Maybe she’d heard the man wrong about the Tesla’s location.
And if Gus’s abductor had known what that paperwork was, surely the document would have been taken with them?
“When I call you,” she said, “you answer your phone.”
“I picked up this time, did I not.”
“Every time. You answer my fucking calls, Gunnar.”
The chuckle that came over the connection was almost affectionate. “So crass for a woman of your stature.”
C.P. ran her hand down the fleece. “I’m not worried about stature anymore.”
“How fortunate for you. It will make your reversal of fortune an easier adjustment.”
“You know, Rhobes, I was almost not despising you for a moment there.”
“Oh? Why was that?”
“I was enjoying how much you don’t know about things. But then you had to go and remind me who I was talking to.”
“Reality is what it is, no matter who is commenting upon it.”
“Just answer my call.”
She hung up on him as she’d wanted to, a solid crack sounding out loudly as the receiver hit the cradle. Imagining the supercilious bastard sitting in his skyscraper office in Houston and ripping a cell phone away from the side of his head made her smile a little. She hoped the ringing in his ear lasted awhile.
Turning back to the windows, she searched the forest line for the doe. The tender-footed sweetheart had not made another reappearance, and as C.P. considered what kind of predators could be lurking in the pines and maples, the bucolic acreage loomed like a threat rather than a haven for the delicate animal to seek protection in.
The cold winter was coming. Where would she find enough food?
C.P. felt the weight of her palm on her abdomen, thought of Gus St. Claire… and could no longer fight the realization that had been growing on her for the last day or two.
The reason she always found herself resting a hand there when she thought of him?
She wished the baby were his.
There. She’d said it.
Thought it.
Whatever.
She reached out for the phone before she was conscious of wanting to pick the receiver up again. Dialing a shortcut, there was only one ring before her guard answered.
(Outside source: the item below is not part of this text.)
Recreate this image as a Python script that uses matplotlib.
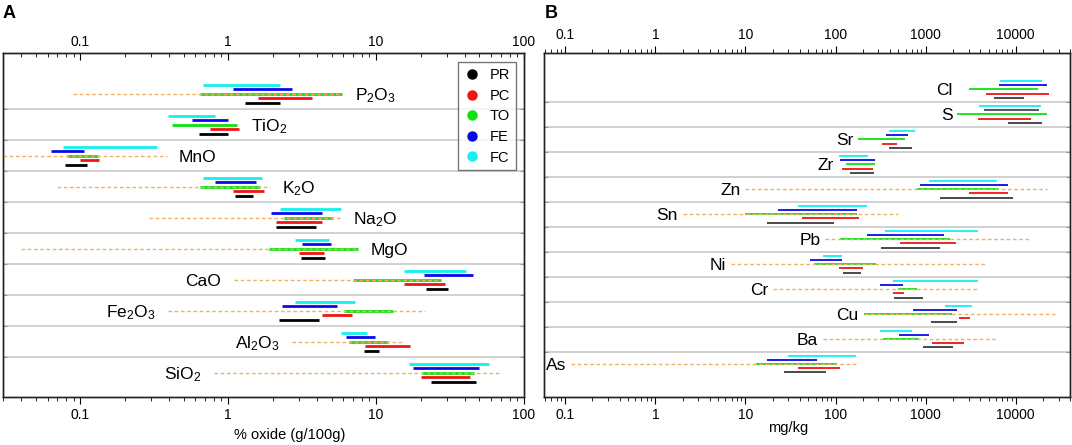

“What did you find,” she barked as she put her hand back on her lower stomach. “Where is my doctor.”
FIVE
ARE THEY ALL outta here?”
As Daniel spoke up from his recline against the pillows, Lydia had an urge to pull some covers to his chin. Bring him chicken noodle soup. Go for the Tylenol and maybe the Nyquil. The way he was lying there, so still, his breathing shallow and uneven, suggested he was uncomfortable and determined not to give in to how bad he was feeling.
How she wished this were only a cold. The flu. Food poisoning.
“Yes, they’re gone.” She hesitated at the foot of the bed, wondering if she should shift the duvet over his legs. “Do you want to eat—”
“You’d have thought the closed door would have stemmed the tide.”
“The doctors are just trying to help.”
Sitting down next to him, she took his cold hand and rubbed it in her own as she glanced around the bedroom suite they’d been sharing since the spring. The accommodations were slick and luxurious, but they were a hotel room, really, nothing personal anywhere, the sophisticated, but stark, decor nothing she would have chosen, nothing she could have afforded. She wished they had a proper home, filled with things collected over time, and permanently placed because the two of them had no intention of moving. Rocking chairs that creaked by the fire. Quilts that had been handmade to curl into on cold nights. Copper pans in the kitchen, braided rugs to cushion the feet, plants nurtured in sunny spots flaring green and lush.